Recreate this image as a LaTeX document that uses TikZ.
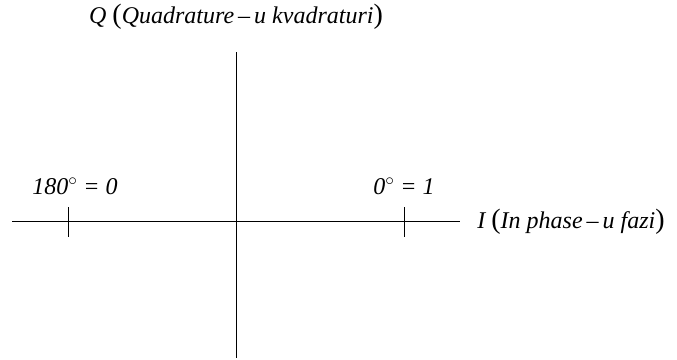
\documentclass[tikz,border=0pt]{standalone}
\usepackage{fontspec}
\setmainfont{Liberation Serif}[ItalicFont={Liberation Serif Italic},UprightFont={Liberation Serif}]
\usepackage{tikz}
\usetikzlibrary{positioning}
\newcommand{\bigpar}[1]{{\fontsize{28}{28}\selectfont\upshape #1}}
\tikzset{lbl/.style={font=\fontsize{24}{28}\selectfont\rmfamily\itshape,inner sep=0}}

\begin{document}
\begin{tikzpicture}[x=1pt,y=-1pt,line width=0.8pt]
  \useasboundingbox (0,0) rectangle (677,359);
  % axes
  \coordinate (xl) at (12,221);
  \coordinate (xr) at (460,221);
  \coordinate (yt) at (236,52);
  \coordinate (yb) at (236,358);
  \draw (xl) -- (xr);
  \draw (yt) -- (yb);
  % ticks at 180 and 0 degrees
  \coordinate (t180a) at (68,207); \coordinate (t180b) at (68,237);
  \coordinate (t0a) at (404,207); \coordinate (t0b) at (404,237);
  \draw (t180a) -- (t180b);
  \draw (t0a) -- (t0b);
  % labels
  \node[lbl] (qlab) at (236,17) {Q \bigpar{(}Quadrature\,--\,u kvadraturi\bigpar{)}};
  \node[lbl,anchor=west] (ilab) at (477,222) {I \bigpar{(}In phase\,--\,u fazi\bigpar{)}};
  \node[lbl] (l180) at (75,186) {180$^{\circ}$ = 0};
  \node[lbl] (l0) at (404,186) {0$^{\circ}$ = 1};
\end{tikzpicture}
\end{document}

——

Restate the data above word for word. Do not include the images.

Recreate this image as a LaTeX document that uses TikZ.
\documentclass[tikz,border=0pt]{standalone}
\usepackage{fontspec}
\setmainfont{Liberation Serif}[ItalicFont={Liberation Serif Italic},UprightFont={Liberation Serif}]
\usepackage{tikz}
\usetikzlibrary{positioning}
\newcommand{\bigpar}[1]{{\fontsize{28}{28}\selectfont\upshape #1}}
\tikzset{lbl/.style={font=\fontsize{24}{28}\selectfont\rmfamily\itshape,inner sep=0}}

\begin{document}
\begin{tikzpicture}[x=1pt,y=-1pt,line width=0.8pt]
  \useasboundingbox (0,0) rectangle (677,359);
  % axes
  \coordinate (xl) at (12,221);
  \coordinate (xr) at (460,221);
  \coordinate (yt) at (236,52);
  \coordinate (yb) at (236,358);
  \draw (xl) -- (xr);
  \draw (yt) -- (yb);
  % ticks at 180 and 0 degrees
  \coordinate (t180a) at (68,207); \coordinate (t180b) at (68,237);
  \coordinate (t0a) at (404,207); \coordinate (t0b) at (404,237);
  \draw (t180a) -- (t180b);
  \draw (t0a) -- (t0b);
  % labels
  \node[lbl] (qlab) at (236,17) {Q \bigpar{(}Quadrature\,--\,u kvadraturi\bigpar{)}};
  \node[lbl,anchor=west] (ilab) at (477,222) {I \bigpar{(}In phase\,--\,u fazi\bigpar{)}};
  \node[lbl] (l180) at (75,186) {180$^{\circ}$ = 0};
  \node[lbl] (l0) at (404,186) {0$^{\circ}$ = 1};
\end{tikzpicture}
\end{document}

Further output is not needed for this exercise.